CHAPTER VI
THE RESCUE
AS Pep trotted away into the shell-raked woods he was probably the most heartbroken dog that ever slunk away to do his master’s bidding. He had traveled so far to find his beloved master, his feet had been sore and his tongue parched with the long journey and he had watched so faithfully by the doctor’s side all through the long night. And now his master had sent him away. He knew that his master needed him also, for he was so weak he could not even bring his canteen with water, or hold up his head to drink.
The blow on his shoulder had been a very light one, but it had wounded Pep more than any blow he had ever received before.
Why did his master send him away? He had been a faithful dog. What should he do? Where should he go? He was not quite sure of the way back to the hospital. The woods were full of frightful sounds, full of lightning and thunder, the kind that tore the limbs from great trees, stripped the leaves from their branches and plowed holes in the ground, holes so deep that if he ever fell into one of them he might not be able to get out again.
For several seconds he stood whimpering under a bush, uncertain, but his terrier fighting blood soon asserted itself and he began picking his way slowly forward in the direction which he thought would take him back to the road that led to the hospital.

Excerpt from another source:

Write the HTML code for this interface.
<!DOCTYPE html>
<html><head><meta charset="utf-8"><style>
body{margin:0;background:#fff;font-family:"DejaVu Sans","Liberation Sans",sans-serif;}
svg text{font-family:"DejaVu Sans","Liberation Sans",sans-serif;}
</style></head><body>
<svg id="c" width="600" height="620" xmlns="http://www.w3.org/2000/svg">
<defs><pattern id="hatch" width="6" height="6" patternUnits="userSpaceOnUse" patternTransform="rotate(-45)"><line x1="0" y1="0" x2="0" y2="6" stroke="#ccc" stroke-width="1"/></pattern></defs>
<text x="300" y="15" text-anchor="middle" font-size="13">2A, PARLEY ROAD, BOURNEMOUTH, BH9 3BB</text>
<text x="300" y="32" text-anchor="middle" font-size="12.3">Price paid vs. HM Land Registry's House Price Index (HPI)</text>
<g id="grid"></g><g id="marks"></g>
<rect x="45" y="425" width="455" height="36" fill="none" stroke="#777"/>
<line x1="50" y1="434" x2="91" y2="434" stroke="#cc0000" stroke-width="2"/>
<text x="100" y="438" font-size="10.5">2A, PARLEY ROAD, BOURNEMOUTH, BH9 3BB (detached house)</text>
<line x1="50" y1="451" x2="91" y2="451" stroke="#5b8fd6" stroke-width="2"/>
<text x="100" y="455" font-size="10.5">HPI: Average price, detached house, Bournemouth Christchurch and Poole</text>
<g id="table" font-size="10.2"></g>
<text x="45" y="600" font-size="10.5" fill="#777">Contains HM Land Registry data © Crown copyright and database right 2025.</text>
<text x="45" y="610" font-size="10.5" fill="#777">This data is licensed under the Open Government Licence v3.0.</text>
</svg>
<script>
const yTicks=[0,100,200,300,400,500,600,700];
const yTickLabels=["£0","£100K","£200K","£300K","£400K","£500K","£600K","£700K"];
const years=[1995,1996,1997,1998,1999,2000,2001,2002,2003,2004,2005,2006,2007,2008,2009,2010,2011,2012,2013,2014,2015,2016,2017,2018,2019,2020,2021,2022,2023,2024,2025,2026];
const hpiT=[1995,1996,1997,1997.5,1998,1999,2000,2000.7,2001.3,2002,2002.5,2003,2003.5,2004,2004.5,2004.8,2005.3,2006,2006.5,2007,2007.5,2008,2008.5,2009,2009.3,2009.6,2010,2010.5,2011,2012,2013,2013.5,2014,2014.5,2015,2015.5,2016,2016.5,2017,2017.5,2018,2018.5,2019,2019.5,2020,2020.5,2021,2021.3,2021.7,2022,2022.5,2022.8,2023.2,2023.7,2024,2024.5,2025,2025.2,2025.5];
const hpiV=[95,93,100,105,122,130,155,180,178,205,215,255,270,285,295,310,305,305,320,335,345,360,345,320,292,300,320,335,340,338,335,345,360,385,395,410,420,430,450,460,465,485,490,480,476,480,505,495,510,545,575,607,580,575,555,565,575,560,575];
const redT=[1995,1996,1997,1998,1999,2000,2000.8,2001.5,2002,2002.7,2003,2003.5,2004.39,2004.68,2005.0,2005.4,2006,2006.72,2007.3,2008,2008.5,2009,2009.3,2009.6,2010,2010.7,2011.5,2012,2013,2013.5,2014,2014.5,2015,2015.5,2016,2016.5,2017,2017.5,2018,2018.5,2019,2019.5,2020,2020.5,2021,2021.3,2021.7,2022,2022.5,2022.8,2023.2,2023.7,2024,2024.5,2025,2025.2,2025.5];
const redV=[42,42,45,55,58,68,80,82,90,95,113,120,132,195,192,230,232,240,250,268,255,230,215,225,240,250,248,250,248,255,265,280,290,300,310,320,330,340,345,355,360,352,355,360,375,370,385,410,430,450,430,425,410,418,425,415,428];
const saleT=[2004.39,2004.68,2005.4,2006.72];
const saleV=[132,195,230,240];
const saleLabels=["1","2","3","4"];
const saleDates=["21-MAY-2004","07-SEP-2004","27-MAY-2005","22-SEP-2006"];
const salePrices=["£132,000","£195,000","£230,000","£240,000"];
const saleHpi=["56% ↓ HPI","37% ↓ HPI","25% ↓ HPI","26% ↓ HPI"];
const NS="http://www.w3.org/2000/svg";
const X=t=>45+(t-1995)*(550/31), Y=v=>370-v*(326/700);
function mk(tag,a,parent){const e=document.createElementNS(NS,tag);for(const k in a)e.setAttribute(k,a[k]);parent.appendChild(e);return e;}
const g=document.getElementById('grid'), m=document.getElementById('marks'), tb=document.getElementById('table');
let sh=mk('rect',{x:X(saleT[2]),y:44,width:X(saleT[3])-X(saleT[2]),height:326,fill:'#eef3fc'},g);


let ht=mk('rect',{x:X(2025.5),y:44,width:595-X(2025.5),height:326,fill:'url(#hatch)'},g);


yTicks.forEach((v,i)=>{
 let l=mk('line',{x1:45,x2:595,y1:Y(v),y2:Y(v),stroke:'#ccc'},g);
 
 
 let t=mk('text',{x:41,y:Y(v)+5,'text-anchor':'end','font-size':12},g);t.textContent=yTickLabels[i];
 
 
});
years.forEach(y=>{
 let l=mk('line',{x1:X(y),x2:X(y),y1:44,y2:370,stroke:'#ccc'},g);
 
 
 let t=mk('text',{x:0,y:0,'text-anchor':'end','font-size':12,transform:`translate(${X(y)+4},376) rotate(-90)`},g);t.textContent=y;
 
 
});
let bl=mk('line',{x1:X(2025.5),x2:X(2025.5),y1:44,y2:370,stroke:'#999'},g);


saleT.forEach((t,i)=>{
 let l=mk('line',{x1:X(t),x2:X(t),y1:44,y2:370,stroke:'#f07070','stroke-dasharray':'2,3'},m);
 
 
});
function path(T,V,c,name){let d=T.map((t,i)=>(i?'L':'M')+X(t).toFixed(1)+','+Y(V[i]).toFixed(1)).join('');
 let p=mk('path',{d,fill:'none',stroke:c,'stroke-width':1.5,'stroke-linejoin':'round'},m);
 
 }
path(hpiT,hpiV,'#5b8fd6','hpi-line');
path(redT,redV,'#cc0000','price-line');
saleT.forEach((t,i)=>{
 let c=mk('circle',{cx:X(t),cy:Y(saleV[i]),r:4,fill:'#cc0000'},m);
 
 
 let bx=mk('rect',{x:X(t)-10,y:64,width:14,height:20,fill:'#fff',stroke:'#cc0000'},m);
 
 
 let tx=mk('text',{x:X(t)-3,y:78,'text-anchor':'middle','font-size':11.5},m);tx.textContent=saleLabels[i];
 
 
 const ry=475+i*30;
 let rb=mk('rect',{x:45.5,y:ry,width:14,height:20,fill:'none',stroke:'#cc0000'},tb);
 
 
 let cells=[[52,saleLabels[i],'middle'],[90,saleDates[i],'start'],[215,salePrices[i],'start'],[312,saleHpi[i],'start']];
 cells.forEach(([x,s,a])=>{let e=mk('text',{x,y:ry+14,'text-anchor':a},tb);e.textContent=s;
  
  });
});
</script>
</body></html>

For fifteen minutes he went forward managing by his clever dog instinct to keep going in the same direction, where a human being might have gone round and round in a circle. Then something happened that quite changed his course. It came so suddenly that he did not know where it came from. He only realized in a dim way that it was a part of this terrible night, more of the frightfulness that was all about him, only this time it nearly got him.
Suddenly, and without any warning, there was a bright flash of light over among the bushes. The air was filled with broken limbs and flying leaves and dust, and hundreds of small missiles, and one of these which was really a fragment of shrapnel, caught Pep in his hind leg, and left that member limp and broken, as useless as a stick.
He was so stunned and shaken and the breath was so knocked out of him that he lay still for several minutes, but finally he dragged himself up on three legs and tried to discover what had happened to him, and where he was. There was such a tangle of brush about him that it was difficult to extricate himself, but finally he dug his way out. Then it was that he discovered the accident to his leg. It pained him frightfully and the blow had partially paralyzed his back, so it was many minutes before he could even drag himself forward, a few feet at a time.